The most important change for the debtors is probably the rule that debt-relief motions will have to be mandatorily drawn up and filed on behalf of the debtor by an attorney-at-law, notary, court bailiff, insolvency trustee, or accredited person. As a matter of principle, the debtor alone will not be authorised to file a debt-relief motion. At the same time, the amendment limits the fee for drawing up and filing the motions to CZK 4,000 without VAT and CZK 6,000 respectively for joint debt relief of spouses. The accredited persons will not be authorised to charge any fees to debtors.   

These changes are primarily aimed at combating non-qualified debt-relief service providers. 

Changes affecting insolvency trustees

Principal changes have also affected insolvency trustees. In addition to the attempt to shift a larger administrative load to the insolvency trustees mentioned above, insolvency trustees will now be appointed from lists maintained by regional courts rather than district courts as currently maintained. Thus, insolvency trustees can be expected to wind up their establishments on a large scale. Moreover, the amendment of the act on insolvency trustees substantially tightens the supervision on insolvency trustees by the Ministry of Justice and considerably increases fines for administrative offences.   

Other changes in debt-relief rules

The changes discussed above show that the amendment substantially affects the existing debt-relief rules. Current debates indicate that the amendment will not be the last legislative change.
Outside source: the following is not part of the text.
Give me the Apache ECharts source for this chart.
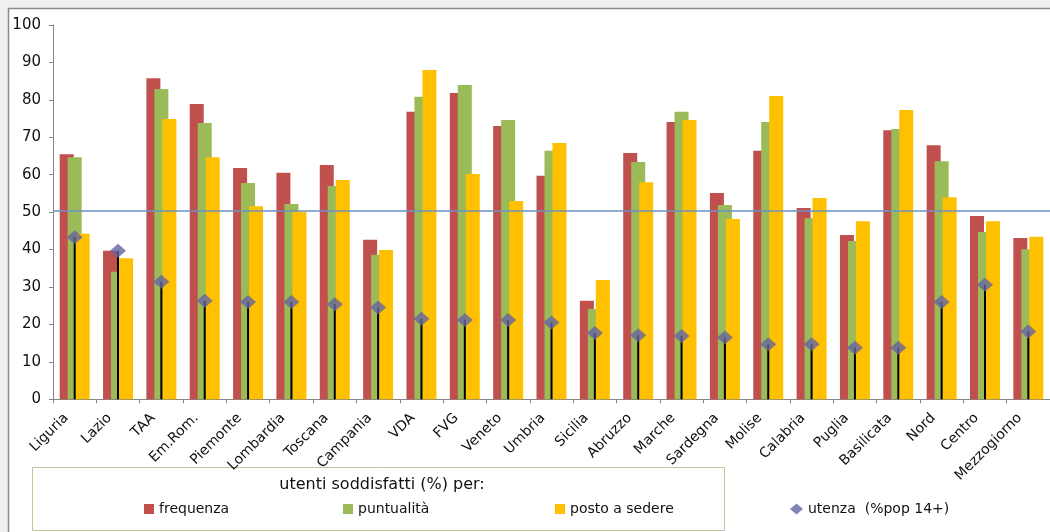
<!DOCTYPE html>
<html>
<head>
<meta charset="utf-8">
<title>utenti soddisfatti</title>
<script src="https://cdn.jsdelivr.net/npm/echarts@6/dist/echarts.min.js"></script>
<style>
  html, body { margin: 0; padding: 0; background: #f0f0f0; }
  #chart { width: 1050px; height: 532px; }
</style>
</head>
<body>
<div id="chart"></div>
<script>
// Regions and macro-areas
const categories = ['Liguria', 'Lazio', 'TAA', 'Em.Rom.', 'Piemonte', 'Lombardia', 'Toscana', 'Campania',
  'VDA', 'FVG', 'Veneto', 'Umbria', 'Sicilia', 'Abruzzo', 'Marche', 'Sardegna', 'Molise', 'Calabria',
  'Puglia', 'Basilicata', 'Nord', 'Centro', 'Mezzogiorno'];

// Satisfied users (%) by aspect
const frequenza = [65.5, 39.7, 85.8, 78.9, 61.8, 60.5, 62.6, 42.6, 76.8, 81.8, 73.0, 59.7, 26.3, 65.8, 74.1,
  55.1, 66.4, 51.1, 43.9, 71.9, 67.9, 49.0, 43.1];
const puntualita = [64.7, 34.1, 82.9, 73.8, 57.8, 52.2, 57.0, 38.6, 80.8, 84.0, 74.6, 66.4, 24.1, 63.4, 76.8,
  51.9, 74.1, 48.4, 42.3, 72.2, 63.6, 44.7, 40.1];
const postoASedere = [44.2, 37.7, 74.9, 64.7, 51.6, 50.1, 58.6, 39.9, 88.0, 60.2, 53.0, 68.5, 31.9, 58.0, 74.6,
  48.2, 81.0, 53.8, 47.6, 77.3, 54.0, 47.6, 43.4];

// Users as % of population aged 14+
const utenza = [43.3, 39.7, 31.4, 26.3, 26.0, 26.0, 25.4, 24.5, 21.5, 21.2, 21.2, 20.5, 17.7, 17.1, 16.9,
  16.5, 14.7, 14.7, 13.8, 13.8, 26.0, 30.6, 18.1];

const yTicks = { min: 0, max: 100, interval: 10 };
const referenceLevel = 50.3;

const seriesNames = ['frequenza', 'puntualità', 'posto a sedere', 'utenza  (%pop 14+)'];
const colors = ['#c0504d', '#9bbb59', '#ffc000', '#6464a0'];

const FONT = 'DejaVu Sans';
const chart = echarts.init(document.getElementById('chart'), null, { renderer: 'canvas' });

function legendAt(name, left, icon, w, h) {
  return {
    data: [{ name: name, icon: icon }],
    left: left, top: 502, padding: 0,
    itemWidth: w, itemHeight: h, itemGap: 0,
    selectedMode: false,
    textStyle: { fontFamily: FONT, fontSize: 14, color: '#111' }
  };
}

chart.setOption({
  backgroundColor: '#f0f0f0',
  animation: false,
  title: {
    text: 'utenti soddisfatti (%) per:',
    left: 377, top: 472, textAlign: 'center',
    textStyle: { fontFamily: FONT, fontSize: 16, fontWeight: 'normal', color: '#111' }
  },
  graphic: [
    // chart frame
    { type: 'rect', z: -10, shape: { x: 8.5, y: 8.5, width: 1100, height: 600 },
      style: { fill: '#ffffff', stroke: '#8a8a8a', lineWidth: 1.5 } },
    // legend box (axis labels may overlap its top edge)
    { type: 'rect', z: -5, shape: { x: 32.5, y: 467.5, width: 692, height: 63 },
      style: { fill: '#ffffff', stroke: '#c9c19c', lineWidth: 1 } }
  ],
  legend: [
    legendAt(seriesNames[0], 144, 'rect', 10, 10),
    legendAt(seriesNames[1], 343, 'rect', 10, 10),
    legendAt(seriesNames[2], 555, 'rect', 10, 10),
    legendAt(seriesNames[3], 790, 'diamond', 13, 11)
  ],
  grid: { left: 53, top: 25, width: 1003, height: 374.3 },
  xAxis: [
    {
      type: 'category', data: categories,
      axisLine: { lineStyle: { color: '#868686', width: 1 } },
      axisTick: { show: true, length: 4, lineStyle: { color: '#868686' } },
      axisLabel: {
        interval: 0, rotate: 45, margin: 8, padding: [0, 12, 0, 0],
        fontFamily: FONT, fontSize: 14, color: '#111'
      }
    },
    {
      type: 'category', data: categories, show: false, gridIndex: 0
    }
  ],
  yAxis: {
    type: 'value', min: yTicks.min, max: yTicks.max, interval: yTicks.interval,
    axisLine: { show: true, lineStyle: { color: '#868686', width: 1 } },
    axisTick: { show: true, length: 4, lineStyle: { color: '#868686' } },
    splitLine: { show: false },
    axisLabel: { margin: 12, fontFamily: FONT, fontSize: 15, color: '#111' }
  },
  series: [
    {
      name: seriesNames[0], type: 'bar', data: frequenza, barWidth: 14, barGap: '-43%',
      itemStyle: { color: colors[0] },
      markLine: {
        silent: true, symbol: 'none', label: { show: false },
        lineStyle: { color: '#6d90c4', width: 1.5, type: 'solid' },
        data: [{ yAxis: referenceLevel }]
      }
    },
    { name: seriesNames[1], type: 'bar', data: puntualita, barWidth: 14, barGap: '-43%', itemStyle: { color: colors[1] } },
    { name: seriesNames[2], type: 'bar', data: postoASedere, barWidth: 14, barGap: '-43%', itemStyle: { color: colors[2] } },
    // drop lines from each marker down to the axis
    { name: 'drop', type: 'bar', xAxisIndex: 1, data: utenza, barWidth: 2, itemStyle: { color: '#000' }, z: 3 },
    {
      name: seriesNames[3], type: 'scatter', xAxisIndex: 1, data: utenza,
      symbol: 'diamond', symbolSize: [16, 14], itemStyle: { color: colors[3] }, z: 4
    }
  ]
});
</script>
</body>
</html>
The Ministry of Justice submitted a draft amendment which should, among other things, abolish the current statutory requirement for the payment of at least 30% of unsecured debts and to make debt relief accessible to a larger group of persons. Although it is almost certain that the draft amendment will not gain the required support during the current electoral term, it is not excluded that sooner or later the debt-relief legislation will be further amended.